The Montreal districts of Saint-Henri and the neighbouring Pointe-Saint-Charles are among the most multicultural and diverse in the city. Prosperous newcomers, who have moved from other parts of the city to the luxury apartments newly built along the Lachine Canal, meet residents, some of whom have already spent their entire lives in the quarter and some of whom live under the poverty line. A socially stressful situation, as is already known from countless cities. Nevertheless, St-Henri, which is rich in restaurants, clubs, art venues and festivals, is considered to be one of the liveliest quarters in the city. Despite all the innovations, however, it has retained its traditional values and possesses its own flair thanks to the diverse cultures that have been present for many decades.
Smearing on Sabogal's work | © Julien Capôte However, St-Henri is also politically diverse - a defensive left-wing underground is responsible for targeted vandalism against newly opened shops and restaurants, a sign of the gentrification of a traditional working-class district. So it is all the more surprising that this cosmopolitan and diverse environment also has a completely different political side.
As part of the festival Voix insoumises / Unceded Voices, a biennial of indigenous street art, which took place from 13 - 21 August 2017, the work White Supremacy Is Killing Me by Colombian-American artist Jessica Sabogal was created. The mural shows an indigenous woman holding a sign with the message "White Supremacy is Killing Me" in her hands, which unfortunately has a dark background: An investigation conducted in Canada in the 1970s had the terrible and disturbingly vague result that in previous years 'between 1000 and 4000 indigenous women had disappeared without a trace'. The investigation was then closed without further action and the question arose as to whether it would have been dismissed if another population group had been affected.
The investigation was resumed in September 2016 by Prime Minister Justin Trudeau in response to growing public pressure.
Only a few days after its completion, it was smeared with the words "Anti White" by unknowns. The obviously racist background of this act made the Quebecers aware of the existence of a radical right-wing underground. The work was cleaned and restored by local activists. To date, it has been attacked three times, and the perpetrators have not been identified.
Jessica Sabogal | © Jamie Thrower
The Colombian-American muralist Jessica Sabogal (born 1987 in San Francisco), uses art as a haven, a creative outlet of adoration and exaltation for women with often untold stories. Her pieces have a vision of female identity that is revolutionary and powerful, brave and beautiful. Using the spray can, she colors her canvas by unraveling stories she once heard, lived, struggled and loved.
Working as a street art artist in a male-dominated medium means continuously crossing boundaries by using her medium for social change, action and empowerment. Since 2011, Sabogal has made frontpage on CNN.com with her time-lapse tribute to the Egyptian Revolution, designed Dorothy Allison's 20th anniversary cover for Plume Book's Bastard Out of Carolina, and is the first female artist to be commissioned to paint murals at Facebook headquarters in Menlo Park, California.
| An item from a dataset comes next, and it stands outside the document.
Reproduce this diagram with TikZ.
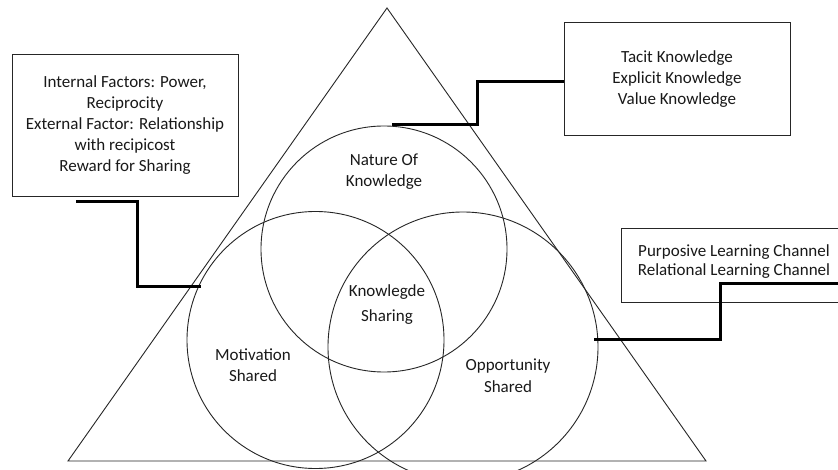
\documentclass[tikz,border=0pt]{standalone}
\usepackage{fontspec}
\setmainfont{Carlito}
\begin{document}
\begin{tikzpicture}[x=1pt,y=-1pt,
  thinline/.style={line width=0.9pt, draw=black!85},
  ring/.style={circle, draw=black!85, line width=0.9pt, inner sep=0pt},
  boxstyle/.style={draw=black!85, line width=0.9pt},
  conn/.style={line width=3pt, line join=miter, draw=black},
  lbl/.style={font=\fontsize{17}{21}\selectfont, align=center, text=black!90, inner sep=0pt}]
\useasboundingbox (0,0) rectangle (838,470);
\fill[white] (0,0) rectangle (838,470);
% triangle
\coordinate (apex) at (387,8);
\coordinate (bl) at (68,461);
\coordinate (br) at (706,461);
\draw[thinline] (bl) -- (apex) -- (br) -- cycle;
% circles
\node[ring, minimum size=246pt] (nature) at (384,249) {};
\node[ring, minimum size=257pt] (motiv) at (315.5,340) {};
\node[ring, minimum size=270pt] (oppo) at (463,347) {};
% circle labels
\node[lbl] (natl) at (384,172) {Nature Of\\Knowledge};
\node[lbl] (ksl) at (387,305) {Knowlegde\\[4pt]Sharing};
\node[lbl] (motl) at (253,365.5) {Motivation\\Shared};
\node[lbl] (oppl) at (508,376) {Opportunity\\[1pt]Shared};
% boxes
\draw[boxstyle] (12,54) coordinate (lb1) rectangle (238,196) coordinate (lb2);
\node[lbl] (ltext) at (125,125.5) {Internal Factors: Power,\\Reciprocity\\External Factor: Relationship\\with recipicost\\Reward for Sharing};
\draw[boxstyle] (564,22) coordinate (tb1) rectangle (790,135) coordinate (tb2);
\node[lbl] (ttext) at (677,79) {Tacit Knowledge\\Explicit Knowledge\\Value Knowledge};
\draw[boxstyle] (621,228) coordinate (rb1) rectangle (850,302) coordinate (rb2);
\node[lbl, font=\fontsize{17}{19.5}\selectfont] (rtext) at (734,261.5) {Purposive Learning Channel\\Relational Learning Channel};
% connectors
\coordinate (c1a) at (76,202);
\coordinate (c1b) at (137,202);
\coordinate (c1c) at (137,287);
\coordinate (c1d) at (201,287);
\draw[conn] (c1a) -- (c1b) -- (c1c) -- (c1d);
\coordinate (c2a) at (392,125);
\coordinate (c2b) at (477,125);
\coordinate (c2c) at (477,82);
\coordinate (c2d) at (564,82);
\draw[conn] (c2a) -- (c2b) -- (c2c) -- (c2d);
\coordinate (c3a) at (594,339);
\coordinate (c3b) at (720,339);
\coordinate (c3c) at (720,284);
\coordinate (c3d) at (850,284);
\draw[conn] (c3a) -- (c3b) -- (c3c) -- (c3d);
\end{tikzpicture}
\end{document}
In the past, she’s been inspired by literary works of poets, authors, and women of color whose experiences have served as muses of her creations. A recent series of her works honors the perfection of women and the female body: "Women Are Perfect (If You Let Them)" is an attempt to spread this simple but necessary message worldwide.
Sabogal grows with resilience, prospers with purpose and paints without fear. She seeks to connect the world around us with art that always reminds us that women should be valued, glorified, respected and, above all, loved.